German logistics groups boost effort to tackle cargo theft

Thirteen German business associations have joined forces to crackdown on cargo theft after a spike in incidents in the country. 

Together, the associations have launched the Theft Prevention in Freight Transport and Logistics Working Group, which will seek to “increase the safety of transport logistics” and tackle vulnerabilities in the logistics and delivery chain, and improve enforcement. 

The group will look to promote investments in locating technology, anti-theft alarm systems, immobilisers and secured parking spaces. 

It is also calling on law enforcement to support the initiative and step up its own efforts in cracking down on the illegal activity by targeting international criminal organisations and having more of a presence at cargo theft hot spots such as highway service stations, as well as more streamlined transnational law enforcement. 

The group would also like to see improved record-keeping by enforcement authorities regarding cargo theft and have called for a nationwide system to be implemented for cargo crime reporting. 

The group also noted that a lack of staff, poor networking and low specialisation delayed investigations and more emphasis needed to be on targeted preventive and repressive measures. 

“The business associations supporting this initiative are doing so because of the scale of cargo thefts and their impact on businesses in Germany,” the working group said. “This situation has to be addressed as quickly as possible.” 

The move to form a joint initiative follows the release of figures from the Transported Asset Protection Association (TAPA). 

According to the international anti-theft alliance, cargo theft from trucks in Germany resulted in losses amounting to €1.3bn a year, with almost 26,000 trucks targeted annually in the country – that averages out as a cargo theft attack every 20 minutes. 

In addition, further damages of €900m are caused by penalties for delivery delays, the cost of replacing stolen products and repairing damage to vehicles targeted by cargo thieves. 

According to AirCargoNews: “A lack of reporting and recording within the industry as well as among law enforcement agencies means that it is difficult to understand the true causes and impact of cargo crime. Another complicating factor is that many thefts occurring in Germany involve trucks that are registered and insured elsewhere in Europe.” 

Furthermore, German law enforcement authorities do not keep their own cargo crime statistics, the working group noted. 

TAPA is supporting the new initiative by encouraging the adoption of its three industry standards for supply chain security: facility security requirements, trucking security requirements, and the new parking security requirements. 

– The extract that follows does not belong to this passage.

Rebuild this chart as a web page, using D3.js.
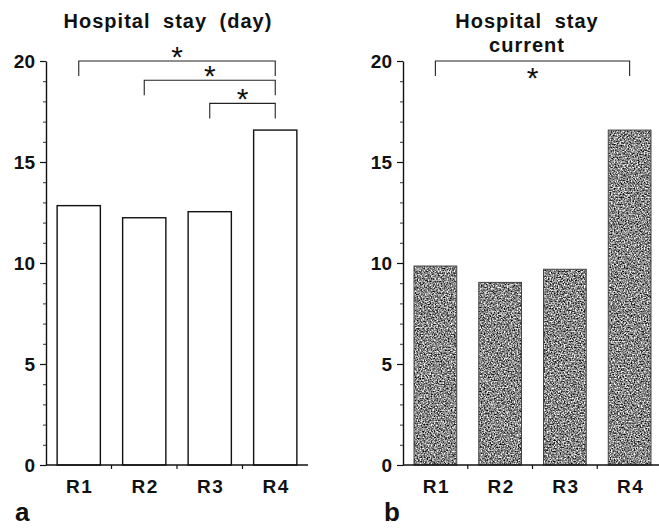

Other members of the working group are the Federal Association of Road Haulage Logistics and Waste Management, German Forwarding and Logistics Association, and the German Chemical Industry Association. 

Meanwhile, at the end of January, the European Commission launched its new ROADSEC Security Toolkit providing guidance to help truck drivers address the threat of cargo theft in Europe, as well as illegal immigrants and terrorism. 

The toolkit, which was commissioned by the Directorate for Mobility and Transport of the European Commission and produced by the Cross-border Research Association with support from TAPA EMEA, offers advice covering risk assessment and risk solutions alongside security guidance.